How AI used to read
Before 2017, the best way to read a sentence with a neural network was to go word by word, left to right, like a person slowly reading aloud.
The architecture that did this was called an RNN (Recurrent Neural Network). Each time it read a word, it updated a small "memory" and passed that memory along to the next step. By the end of the sentence, the memory theoretically contained the whole meaning.
This worked — sort of — but it had two fatal flaws:
- Forgetting. By the time the RNN got to word 50, it had already half-forgotten word 1. Long sentences were rough. Whole paragraphs were hopeless.
- Slow. Because you had to finish word 1 before you could start word 2, there was no way to parallelize. GPUs were wasted.
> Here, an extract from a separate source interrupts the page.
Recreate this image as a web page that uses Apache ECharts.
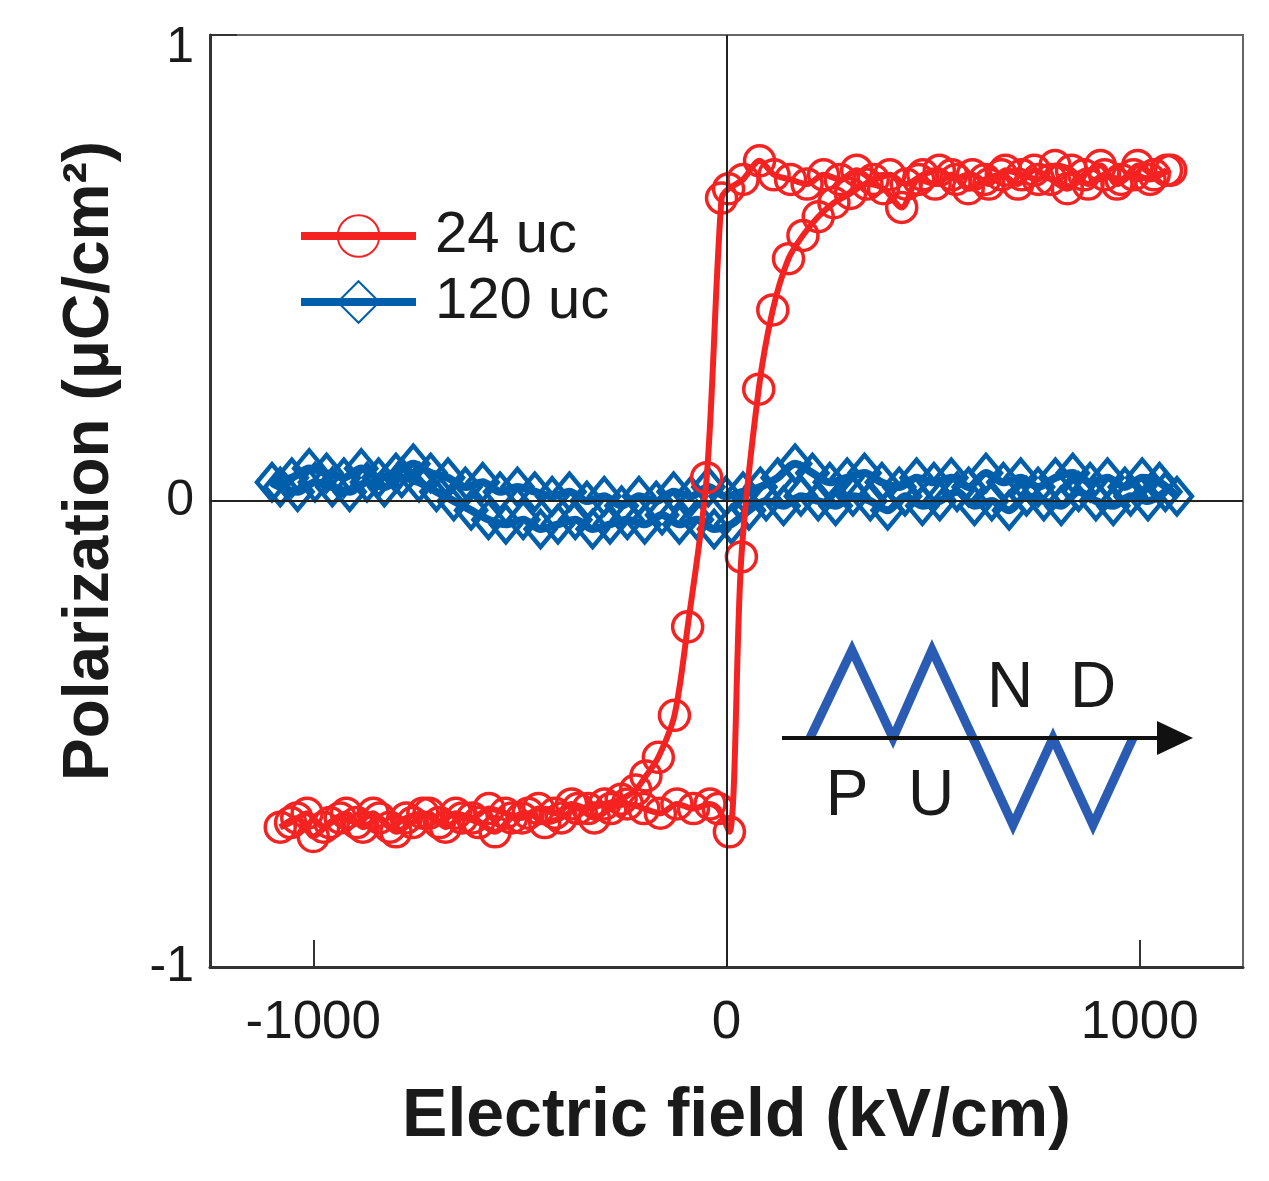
<!DOCTYPE html>
<html>
<head>
<meta charset="utf-8">
<script src="https://cdn.jsdelivr.net/npm/echarts@6/dist/echarts.min.js"></script>
<style>
html,body{margin:0;padding:0;background:#fff;}
#chart{width:1269px;height:1181px;}
</style>
</head>
<body>
<div id="chart"></div>
<script>
// ---- Data ----
const xTicks = [-1000, 0, 1000];
const yTicks = [-1, 0, 1];

const seriesNames = ['24 uc', '120 uc'];

// 24 uc: descending branch (+E -> -E)
const red24DownE = [1075, 1035, 995, 955, 915, 875, 835, 795, 755, 715, 675, 635, 595, 555, 515, 475, 435, 395, 355, 315, 275, 235, 195, 155, 115, 80, 40, 5, -12, -48, -94, -126, -165, -195, -220, -255, -295, -335, -375, -415, -455, -495, -535, -575, -615, -655, -695, -735, -775, -815, -855, -895, -935, -975, -1015, -1055];
const red24DownP = [0.71, 0.70, 0.72, 0.69, 0.70, 0.68, 0.71, 0.72, 0.69, 0.70, 0.71, 0.68, 0.70, 0.69, 0.71, 0.70, 0.68, 0.70, 0.69, 0.71, 0.69, 0.70, 0.68, 0.69, 0.70, 0.73, 0.69, 0.67, 0.65, 0.05, -0.27, -0.46, -0.55, -0.59, -0.62, -0.64, -0.65, -0.66, -0.65, -0.67, -0.66, -0.68, -0.67, -0.66, -0.68, -0.67, -0.69, -0.67, -0.68, -0.70, -0.67, -0.69, -0.68, -0.70, -0.67, -0.69];
// 24 uc: ascending branch (-E -> +E)
const red24UpE = [-1080, -1040, -1000, -960, -920, -880, -840, -800, -760, -720, -680, -640, -600, -560, -520, -480, -440, -400, -360, -320, -280, -240, -200, -160, -120, -80, -40, -20, 7, 36, 78, 112, 150, 185, 222, 260, 300, 340, 380, 424, 465, 505, 545, 585, 625, 665, 705, 745, 785, 825, 865, 905, 945, 985, 1025, 1065];
const red24UpP = [-0.70, -0.68, -0.72, -0.69, -0.67, -0.70, -0.68, -0.71, -0.69, -0.67, -0.70, -0.68, -0.69, -0.71, -0.68, -0.67, -0.69, -0.68, -0.66, -0.68, -0.66, -0.65, -0.66, -0.67, -0.65, -0.66, -0.65, -0.66, -0.71, -0.12, 0.24, 0.41, 0.52, 0.57, 0.61, 0.64, 0.66, 0.68, 0.67, 0.63, 0.69, 0.68, 0.70, 0.67, 0.69, 0.70, 0.68, 0.71, 0.69, 0.67, 0.70, 0.72, 0.68, 0.70, 0.69, 0.71];

// 120 uc: descending branch
const blue120DownE = [1090, 1048, 1006, 964, 922, 880, 838, 796, 754, 712, 670, 628, 586, 544, 502, 460, 418, 376, 334, 292, 250, 208, 166, 124, 82, 40, -2, -44, -86, -128, -170, -212, -254, -296, -338, -380, -422, -464, -506, -548, -590, -632, -674, -716, -758, -800, -842, -884, -926, -968, -1010, -1052, -1100];
const blue120DownP = [0.01, 0.04, 0.05, 0.03, 0.05, 0.04, 0.06, 0.05, 0.03, 0.05, 0.04, 0.06, 0.03, 0.05, 0.04, 0.05, 0.03, 0.04, 0.06, 0.05, 0.04, 0.06, 0.08, 0.05, 0.03, 0.02, 0.01, 0.03, 0.01, 0.02, 0.00, 0.01, -0.01, 0.01, 0.00, 0.02, 0.01, 0.02, 0.03, 0.02, 0.04, 0.03, 0.05, 0.06, 0.08, 0.06, 0.05, 0.07, 0.05, 0.06, 0.07, 0.05, 0.04];
// 120 uc: ascending branch
const blue120UpE = [-1080, -1038, -996, -954, -912, -870, -828, -786, -744, -702, -660, -618, -576, -534, -492, -450, -408, -366, -324, -282, -240, -198, -156, -114, -72, -30, 12, 54, 96, 138, 180, 222, 264, 306, 348, 390, 432, 474, 516, 558, 600, 642, 684, 726, 768, 810, 852, 894, 936, 978, 1020, 1062];
const blue120UpP = [0.03, 0.02, 0.04, 0.03, 0.02, 0.04, 0.03, 0.05, 0.04, 0.02, 0.00, -0.02, -0.04, -0.05, -0.04, -0.06, -0.05, -0.04, -0.06, -0.05, -0.04, -0.05, -0.03, -0.05, -0.04, -0.06, -0.05, -0.02, 0.00, -0.01, 0.01, 0.00, -0.01, 0.01, 0.00, -0.02, 0.01, -0.01, 0.00, 0.02, -0.01, 0.00, -0.02, 0.01, 0.00, -0.01, 0.02, 0.00, -0.01, 0.01, 0.00, 0.02];

function pairs(xs, ys) { return xs.map((x, i) => [x, ys[i]]); }
const redLoop = pairs(red24DownE, red24DownP).concat(pairs(red24UpE, red24UpP));
const blueLoop = pairs(blue120DownE, blue120DownP).concat(pairs(blue120UpE, blue120UpP));

const RED = '#f52222';
const BLUE = '#005eab';
const FONT = '"Liberation Sans", Arial, Helvetica, sans-serif';

const chart = echarts.init(document.getElementById('chart'), null, {renderer: 'canvas'});
chart.setOption({
  backgroundColor: '#fff',
  animation: false,
  textStyle: {fontFamily: FONT},
  grid: {left: 210, right: 26, top: 35, bottom: 214, show: true, borderColor: '#666', borderWidth: 2, backgroundColor: 'transparent'},
  legend: {
    orient: 'vertical', left: 297, top: 207, padding: 0,
    itemWidth: 115, itemHeight: 52, itemGap: 8,
    data: seriesNames,
    lineStyle: {width: 8},
    textStyle: {fontSize: 58, color: '#1a1a1a', fontFamily: FONT, padding: [0, 0, 0, 14]}
  },
  xAxis: {
    type: 'value', min: -1250, max: 1250,
    name: 'Electric field (kV/cm)', nameLocation: 'middle', nameGap: 116,
    nameTextStyle: {fontSize: 68, fontWeight: 'bold', color: '#1a1a1a', fontFamily: FONT, padding: [0, 0, 0, 20]},
    axisLine: {onZero: false, lineStyle: {color: '#333', width: 3}},
    axisTick: {inside: true, length: 27, customValues: xTicks, lineStyle: {color: '#333', width: 2}},
    axisLabel: {customValues: xTicks, fontSize: 53, color: '#1a1a1a', margin: 30, fontFamily: FONT, formatter: v => String(v)},
    splitLine: {show: false}
  },
  yAxis: {
    type: 'value', min: -1, max: 1, interval: 1,
    name: 'Polarization (μC/cm²)', nameLocation: 'middle', nameGap: 88,
    nameTextStyle: {fontSize: 64, fontWeight: 'bold', color: '#1a1a1a', fontFamily: FONT, padding: [0, 0, 0, 80]},
    axisLine: {onZero: false, lineStyle: {color: '#333', width: 3}},
    axisTick: {inside: true, length: 27, lineStyle: {color: '#333', width: 2}},
    axisLabel: {
      fontSize: 50, color: '#1a1a1a', margin: 16, fontFamily: FONT,
      formatter: v => (v === 1 ? '{top|1}' : String(v)),
      rich: {top: {fontSize: 50, color: '#1a1a1a', fontFamily: FONT, padding: [26, 0, 0, 0]}}
    },
    splitLine: {show: false}
  },
  series: [
    {
      type: 'line', name: 'zero', data: [], z: 1, silent: true,
      markLine: {
        silent: true, symbol: 'none', label: {show: false},
        lineStyle: {color: '#222', width: 2, type: 'solid'},
        data: [{xAxis: 0}, {yAxis: 0}]
      }
    },
    {
      type: 'line', name: seriesNames[1], data: blueLoop, z: 2,
      smooth: 0.3, symbol: 'diamond', symbolSize: [30, 36],
      lineStyle: {color: BLUE, width: 8},
      itemStyle: {color: 'transparent', borderColor: BLUE, borderWidth: 4.5}
    },
    {
      type: 'line', name: seriesNames[0], data: redLoop, z: 3,
      smooth: 0.3, symbol: 'circle', symbolSize: 30,
      lineStyle: {color: RED, width: 6},
      itemStyle: {color: 'transparent', borderColor: RED, borderWidth: 3.5}
    }
  ],
  graphic: [
    {type: 'polyline', z: 10, silent: true,
     shape: {points: [[810, 738], [852, 650], [893, 738], [932, 650], [973, 738], [1013, 825], [1053, 738], [1093, 825], [1133, 738]]},
     style: {stroke: '#2b5cb3', lineWidth: 9, fill: null, lineJoin: 'miter'}},
    {type: 'line', z: 11, silent: true, shape: {x1: 782, y1: 738, x2: 1160, y2: 738}, style: {stroke: '#111', lineWidth: 4}},
    {type: 'polygon', z: 11, silent: true, shape: {points: [[1157, 721], [1193, 738], [1157, 755]]}, style: {fill: '#111'}},
    {type: 'text', z: 11, silent: true, style: {text: 'N', x: 1010, y: 689, fontSize: 64, fontFamily: FONT, fill: '#1a1a1a', align: 'center', verticalAlign: 'middle'}},
    {type: 'text', z: 11, silent: true, style: {text: 'D', x: 1093, y: 689, fontSize: 64, fontFamily: FONT, fill: '#1a1a1a', align: 'center', verticalAlign: 'middle'}},
    {type: 'text', z: 11, silent: true, style: {text: 'P', x: 847, y: 797, fontSize: 64, fontFamily: FONT, fill: '#1a1a1a', align: 'center', verticalAlign: 'middle'}},
    {type: 'text', z: 11, silent: true, style: {text: 'U', x: 931, y: 797, fontSize: 64, fontFamily: FONT, fill: '#1a1a1a', align: 'center', verticalAlign: 'middle'}}
  ]
});
</script>
</body>
</html>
Translation models using RNNs were decent but plateaued. Everyone knew something had to change.
The 2017 paper
In June 2017, eight researchers at Google published a paper with a famously cheeky title:
"Attention Is All You Need."
It introduced a new architecture called the Transformer. It had one big insight: stop reading word by word. Look at the whole sentence at once, and let the model figure out which words matter for which.
That "figuring out which words matter" is the operation called attention, and it is the beating heart of every LLM today.
"Attention" means: for each word, calculate how much every other word in the sentence matters for understanding this one.
A worked example
Take the sentence:
"The cat sat on the mat because it was soft."
What does "it" refer to? A human reads the sentence and instantly knows: the mat. (A cat being soft isn't what the sentence is about.)
An RNN, reading left to right, has to guess based on what it remembers of earlier words — and might get it wrong.
A transformer, when it processes the word "it," simultaneously looks at every other word in the sentence and computes a score: how much does each word matter for understanding "it"? It discovers that "mat" and "soft" score high. Problem solved.
This happens for every word at once, not sequentially. Which brings us to the second win:
Parallelism changes everything
Because the transformer looks at the whole input at once, it can be processed in parallel on a GPU. Suddenly you could train vastly larger models in the same amount of time. And when you trained vastly larger models on vastly more data, they got vastly better.
That's the real story of the last eight years. The transformer didn't just work better — it scaled better. Throw more data and more compute at an RNN, and it plateaus. Throw more data and more compute at a transformer, and it keeps getting smarter.
Hence GPT-5, Claude 4.7, Gemini 2.5 — all transformers, all scaled up enormously.
What's inside (at a 10,000-foot view)
A transformer is built from two basic pieces stacked in layers:
- Attention — the mechanism we just described: every token looks at every other token and decides what's relevant.
- Feed-forward — a short neural network that processes each token's result independently.
Stack a dozen of these. Train on trillions of tokens. You get an LLM.
If you remember one thing from this lesson: attention lets every word look at every other word, in parallel. Everything else is engineering.
Encoders, decoders, and what-now
You'll bump into three transformer flavors. Don't panic — the names describe which half of the original architecture they keep:
- Encoder-only (BERT, RoBERTa) — reads and understands text. Used for classification, search, embeddings.
- Decoder-only (GPT, Claude, Llama) — generates text one token at a time. This is what ChatGPT and friends are.
- Encoder-decoder (T5, original translation models) — reads one thing, writes another. Used for translation and summarization.
The decoder-only flavor — the one that generates — turned out to be the winner for general-purpose AI. That's why every modern LLM you use is decoder-only at heart.
Why this lesson is the hinge
Everything else in this curriculum — prompt engineering, RAG, agents, fine-tuning, MCP — sits on top of the transformer. You will never have to implement one. But you should know that:
- Every token is a point in embedding space (last lesson).
- Transformers decide how tokens relate to each other via attention.
- Stacking many layers of attention + feed-forward = a modern LLM.
When someone says "the model attended to that part of the prompt," or "context window," or "quadratic attention cost," they are referring to this architecture. Now you know what they mean.
What to take away
- RNNs read sequentially and forgot things. Transformers read everything at once.
- Attention is the mechanism: each token looks at every other token and weights their relevance.
- Parallelism lets transformers scale in ways RNNs never could.
- Three flavors: encoder (understand), decoder (generate), encoder-decoder (translate).
- Every modern LLM is a decoder-only transformer, just very large and very well trained.
Foundations module complete. From here on, every concept — tokens, context windows, attention heads, scaling laws — builds on what you now know.